Bis am Montagabend konnte die Radsportwelt darauf hoffen, dass die Tour de France, ihr wichtigster Event, wie geplant Ende Juni beginnt. Nun muss auch dieser Anlass verschoben werden.
Frankreichs Präsident Emmanuel Macron höchstpersönlich hat auch das letzte Fünkchen Hoffnung von Christian Prudhomme auf einen Grand Départ am 27. Juni erlöschen lassen. An jenem Sommertag sollte nach Wunsch des Veranstalterchefs der Tour de France in der südostfranzösischen Hafenstadt Nizza trotz anhaltender Coronavirus-Pandemie der Startschuss zur 107. Frankreich-Rundfahrt fallen.
Während nahezu der komplette Sportsommer mit Fussball-EM, Olympia und Wimbledon für 2020 schon abgeblasen wurde, setzten sich die Tour-Verantwortlichen um Chef Prudhomme eine Frist bis 15. Mai, um bis dahin über die ursprünglich angedachte Austragung des grössten Radsportevents der Welt zu entscheiden. Diesem Vorhaben machte Frankreichs Staatspräsident am Ostermontag in seiner dritten TV-Ansprache an die Nation während der Coronavirus-Krise endgültig einen Strich durch die Rechnung.

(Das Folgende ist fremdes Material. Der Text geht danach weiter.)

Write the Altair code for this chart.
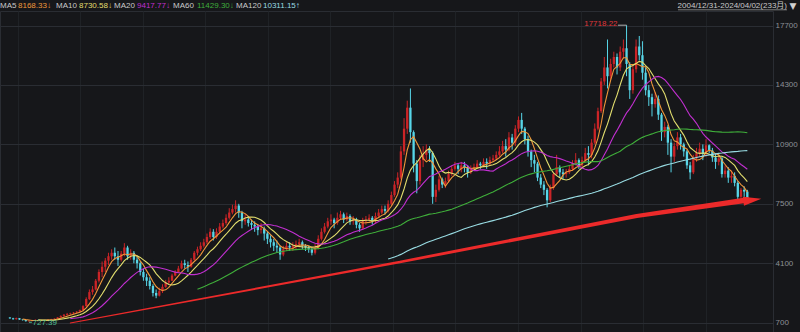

Neben einer Verlängerung der strengen Ausgangsbeschränkungen bis mindestens zum 11. Mai erklärte Macron nämlich, dass «Veranstaltungen mit grossem Publikum frühestens Mitte Juli abgehalten werden» könnten. Ein Start wie geplant am 27. Juni in Nizza und bis zum Show-down in Paris am 19. Juli sei nicht mehr möglich, teilten die Veranstalter der Deutschen Presse-Agentur am Dienstag mit.
Es wirkte eh schon wie ein Zeitspiel ohne reelle Siegchance, wie lange Prudhomme und grosse Teile der Radsport-Szene auf eine planmässige Austragung der Tour pochten. Schon im März hatte Prudhomme aufhorchen lassen, als er selbstbewusst mitteilte: «Für die Tour de France kann ich sagen: Nur zwei Weltkriege haben die Tour stoppen können.» Während der Druck auf das Internationale Olympische Komitee und die Europäische Fussballverband schon zu Beginn der Corona-Krise stetig stieg, hält sich die Kritik am Veranstalter ASO bislang in Grenzen. Prudhomme will sogar eine Tour mit Publikum sehen, was angesichts hunderttausender Zuschauer an den Strassen unmöglich scheint.
Verschiebung statt Absage?
«Im Namen Tour de France ist das wichtigste Wort Frankreich», hatte der 59 Jahre alte Prudhomme jüngst einem Internet-Portal gesagt. «Die Gesundheitssituation im Land ist das, was zählt.» Finde die Tour nicht statt, «bedeutet es, dass das Land in einer katastrophalen Situation ist». Frankreich ist von der Pandemie hart getroffen – bis Dienstag zählte das Land über 15'000 Todesfälle. Das hat nun auch Prudhomme überzeugt, der Start in Nizza ist nicht realisierbar. Eine verschobene Tour quer durchs Land mit vollen Strassen und riesigen Fanzonen? Wohl auch eher nicht.
Nachdem bereits alle Frühjahrsklassiker sowie der Giro d'Italia verschoben werden mussten, beginnt nun das Ringen um Termine im restlichen Jahr. Es gilt die Tour, den Giro, die Spanien-Rundfahrt und fünf grosse Klassiker im Kalender unterzubringen, was aber sehr schwierig wird. Das grösste Ziel der Beteiligten ist, die Tour in diesem Jahr irgendwie zu retten, um die wichtige TV-Übertragung zu garantieren und das Sponsorengeld zu sichern.
In den Überlegungen dürfte die Tour vor der Vuelta, dem Giro und den Klassikern Vorrang haben. Der Grund dafür sind nicht nur Prestige und Historie, sondern vor allem das Geld. Die Tour de France ist der wichtigste Rad-Event im Jahr, sowohl für die Teams wie für die Sponsoren. Zahlreiche Verantwortliche und auch Fahrer haben schon signalisiert, dass der Tour-Termin eine nachrangige Rolle spielt.
Die Organisatoren um Prudhomme sind nun also gefordert, einen Entscheid zu treffen, statt einer Absage wird es zunächst wohl eine Verschiebung geben, um Zeit zu gewinnen. «Der 11. Mai wird der Beginn einer neuen Etappe sein», sagte Macron am Ostermontag. Wann der Startschuss zur ersten Etappe der Tour de France 2020 fällt, steht seit diesen Worten noch in den Sternen.